When rolling 12 dice we have the sample space of $\frac{1}{6^{12}}$
When rolling the 12 dice, we have the probability of not getting any success (none of the rolls is greater than four), in this case the probability
$P[X = 0] = P[b,b,b,b,b,b,b,b,b,b,b,b ] = \binom{12}{0}=\frac{1}{6 ^{12}}$
The probability of getting 1 success is
$P[X = 1] = P[(a,b,b,b,b,b,b,b,b,b,b,b), (b,a,b,b,b,b,b,b,b,b,b,b),(b,b,a,b,b,b,b,b,b,b,b,b),(b,b,b,a,b,b,b,b,b,b,b,b),(b,b,b,b,a,b,b,b,b,b,b,b),(b,b,b,b,b, a,b,b,b,b,b,b),(b,b,b,b,b,b,a,b,b,b,b,b),(b,b,b,b,b,b,b,a,b,b,b,b),(b,b,b,b,b,b,b,b,a,b,b,b),(b,b,b,b,b,b,b,b,b,a,b,b),(b,b,b,b,b,b,b,b,b,b,a,b),(b,b,b) ,b,b,b,b,b,b,b,b,a)] = \frac{\binom{12}{1}}{6^{12}}= \frac{12 } {6^{ 12}}$
$P[X = 2] = \frac{\binom{12}{2}}{6^{12}} = \frac{66}{6^{12}}$
$P[X = 3] = \frac{\binom{12}{3}}{6^{12}} = \frac{220}{6^{12}}$
a-) $\frac{220}{6^{12}}$
b-) $\frac{1}{6^{12}} + \frac{12}{6^{12}} + \frac{66}{6^{12}} + \frac{220}{6^ {12}} = \frac{299}{6^{12}}$
I tried using random variables to solve the problem. Not sure if I was supposed to use random variables or if I used it correctly. But, am I on the right track?
Thanks for any help.
The binomial distribution states that if there are $n$ trials, each with probability $p$ of success, then the probability of exactly $k$ successes is $$\Pr(X = k) = \binom{n}{k}p^k(1 - p)^{n - k}$$ where $p^k$ is the probability of $k$ successes, $(1 - p)^{n - k}$ is the probability of $n - k$ failures, and $\binom{n}{k}$ is the number of ways exactly $k$ successes could occur in $n$ trials.

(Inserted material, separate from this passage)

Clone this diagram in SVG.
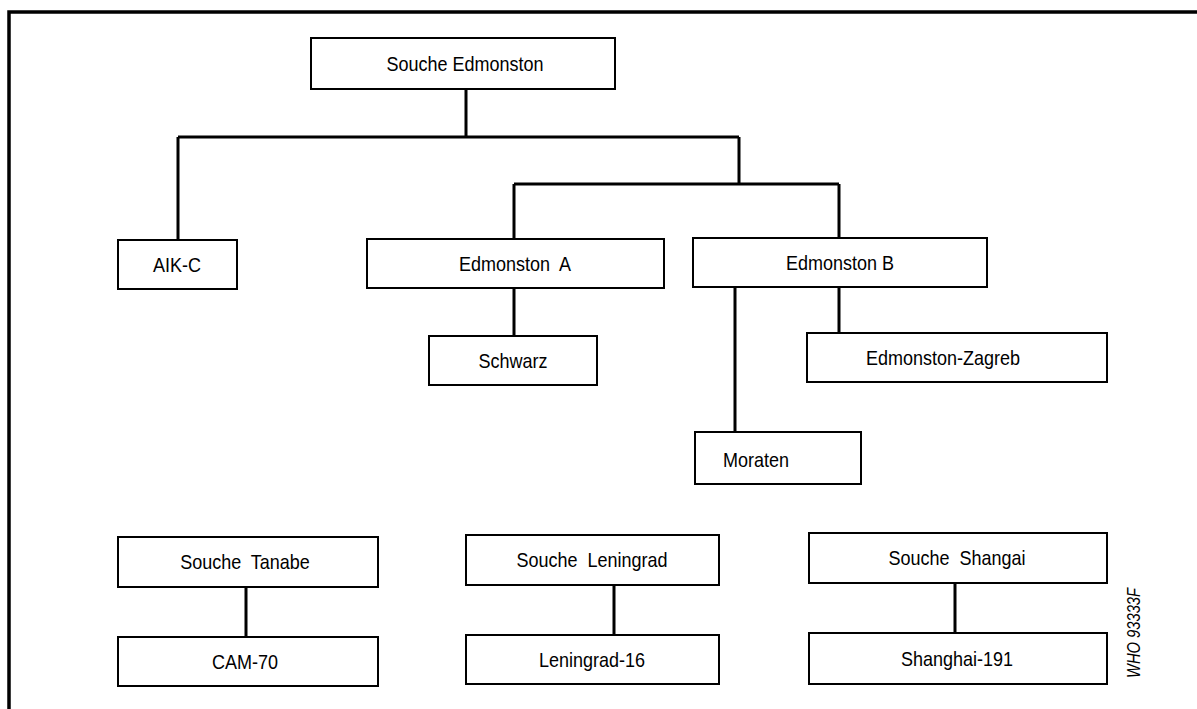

Since there are $6$ possible results for each of the $12$ rolls of the die, there are $6^{12}$ elements in our sample space.
There are three possible successful results: $4, 5,$ or $6$. Assuming the die is fair, this means the probability of success is $$p = \frac{3}{6} = \frac{1}{2}$$
Thus, the probability of exactly three successes in $12$ trials is \begin{align*} \Pr(X = 3) & = \binom{12}{3}\left(\frac{1}{2}\right)^3\left(1 - \frac{1}{2}\right)^{12 - 3}\\ & = \binom{12}{3}\left(\frac{1}{2}\right)^3\left(\frac{1}{2}\right)^9\\ & = \binom{12}{3}\left(\frac{1}{2}\right)^{12} \end{align*} In your attempt, you did not take into account that there are three possible favorable results on each roll.
Again, assuming the die is fair, $p = 1/2$, the probability that at most $3$ rolls result in a number greater than or equal to $4$ is \begin{align*} \Pr(X \leq 3) & = \Pr(X = 0) + \Pr(X = 1) + \Pr(X = 2) + \Pr(X = 3)\\ & = \sum_{k = 0}^{3} \binom{12}{k}\left(\frac{1}{2}\right)^k\left(1 - \frac{1}{2}\right)^{12 - k}\\ & = \sum_{k = 0}^{3} \binom{12}{k}\left(\frac{1}{2}\right)^k\left(\frac{1}{2}\right)^{12 - k}\\ & = \sum_{k = 0}^{3} \binom{12}{k}\left(\frac{1}{2}\right)^{12}\\ & = \left(\frac{1}{2}\right)^{12}\sum_{k = 0}^{3} \binom{12}{k} \end{align*} I will leave the remainder of the calculation to you.